Present day four-stroke internal combustion (IC) engines employ a solid piston moving to and fro inside a cylindrical bore, to perform the four operations, viz., (i) suction, (ii) compression, (iii) power and (iv) exhaust. The present day two-stroke IC engines do the first three of the above four operations by solid piston only, the only difference being in that the crankcase side of the piston is used for an intake or suction operation, so that while the solid piston is doing compression on one side it is doing suction on the other side.
The fourth operation, viz., the exhaust, done in present-day 2-stroke IC engines, may be viewed with interest to compare with the present invention in the sense that two dissimilar gases in direct contact result in filling the closed chamber with gaseous medium. Though the above exhaust process may also be called as partial gaseous piston method, the present invention differs fundamentally in the method and purpose, the details and the novelty of which have been given below.
More generally, present-day reciprocating air-compressors employ a solid piston moving inside a cylindrical bore to perform suction and compression alternatively. However, a solid piston reciprocating in a closed chamber presents various problems of cost and inefficiency. Bore and piston have to be precisely machined and sealing rings are necessary for effective sealing, and loss of power due to friction is high because of the sliding piston. A heavy lubrication system is required for the sliding piston, and a heavy cooling system is necessary because the piston will seize if the equipment runs at elevated temperatures. Because of the heavy cooling system, loss of heat energy in cooling water or air is high. Wear and tear of bore and piston necessitates frequent maintenance or replacement of parts like the sleeve, piston rings, etc. Vibration (due to unbalanced reciprocating mass) and noise are high.
Limitations of existing solid-piston IC engines also are known. Because the stroke and the clearance volume are fixed, the compression ratio of the engine is fixed. In other words, the suction and compression pressures are almost fixed for a given speed of the engine. Because of the above points, an engine designed for a specific fuel, e.g. gasoline, cannot be easily altered for other fuels like diesel or LPG (Liquid Petroleum Gas).

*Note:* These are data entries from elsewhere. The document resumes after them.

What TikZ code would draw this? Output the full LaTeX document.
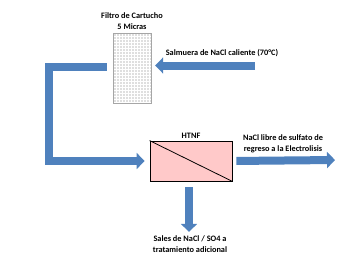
\documentclass[tikz,border=0pt]{standalone}
\usepackage{fontspec}
\setmainfont{Carlito}
\usepackage{xcolor}
\usetikzlibrary{positioning, arrows.meta}

\definecolor{flowblue}{HTML}{4F81BD}
\definecolor{membpink}{HTML}{FFC9C9}

\tikzset{
  lbl/.style={font=\bfseries\fontsize{8.3}{11}\selectfont, align=center, inner sep=1pt},
  flow/.style={flowblue, line width=8pt,
    -{Triangle[length=8pt, width=16pt]}},
}

\begin{document}
\begin{tikzpicture}[x=1pt, y=-1pt]
\useasboundingbox (0,0) rectangle (350,266);
% cartridge filter
\node[draw=gray!70, fill=gray!25, minimum width=38pt, minimum height=70pt,
      inner sep=0pt] (filter) at (132,68) {};
\draw[white, line width=0.6pt, step=3pt, shift={(113.5,33.5)}]
  (0.8,0.8) grid (37,69);
\draw[gray!70] (filter.north west) rectangle (filter.south east);
\node[lbl, above=2pt of filter] (filterlbl) {Filtro de Cartucho\\5 Micras};
% membrane unit
\node[draw, thick, fill=membpink, minimum width=82pt, minimum height=40pt,
      inner sep=0pt] (htnf) at (191,161) {};
\draw[thick] (htnf.north west) -- (htnf.south east);
\node[lbl, above=1pt of htnf] (htnflbl) {HTNF};
% streams
\coordinate (in) at (255,65.5);
\coordinate (out) at (335,160);
\node[lbl] (inlbl) at (222,53) {Salmuera de NaCl caliente (70°C)};
\node[lbl] (outlbl) at (283,143.5) {NaCl libre de sulfato de\\regreso a la Electrolisis};
\node[lbl] (sales) at (190,244.5) {Sales de NaCl / SO4 a\\tratamiento adicional};
\draw[flow, shorten >=4pt] (in) -- (filter.east |- in);
\draw[flow, line join=miter, shorten <=6pt, shorten >=5pt]
  ([yshift=1.3pt]filter.west) -| (49,161) -- (htnf.west);
\draw[flow, shorten <=4pt] (htnf.east) -- (out);
\draw[flow, shorten <=6pt, shorten >=3pt] ([xshift=-2pt]htnf.south) -- ([xshift=-1pt]sales.north);
\end{tikzpicture}
\end{document}
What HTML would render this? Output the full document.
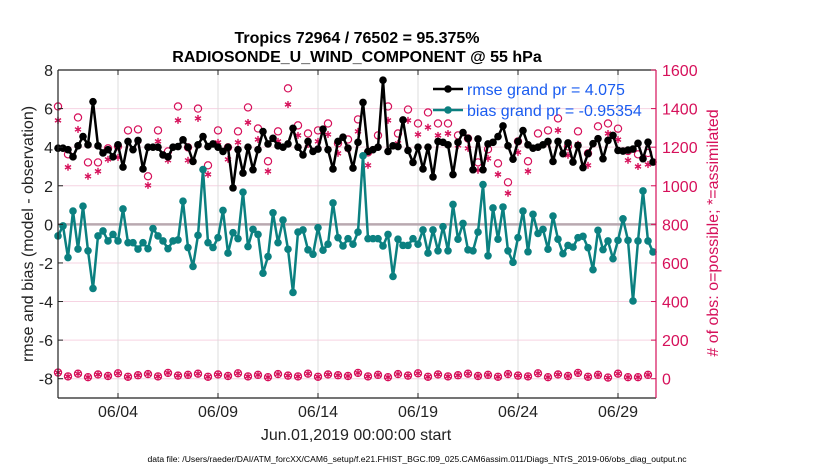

The power of a solid-piston IC engine is dependent on the speed to a great extent. In fact, while the actual requirement in most of the applications is high-torque at low speed and lower-torque at high speed, the IC engine delivers power the other way. Moreover, the engine is capable of delivering power only within a specified range of RPM; there is an idling speed and a maximum speed. It cannot deliver power at zero RPM like a steam engine. In order to be ready for delivering power, the engine has to run at idling speed, wasting fuel.
The solid-piston engine gives acceptable performance (both fuel economy-wise as well as torque capacity-wise) only within a narrow bandwidth of the engine speed. This fact necessitates accessories like a clutch and gear system to obtain the same power at low as well as high output speeds, at the wheels of the vehicle. Moreover, the engine starting apparatus is heavy and quite costly due to high frictional torque and the high idling speed. The ignition timing, the rate of combustion, and the velocity and position of pistons must be coordinated failing which, problems like pre-ignition, knocking, etc., arise.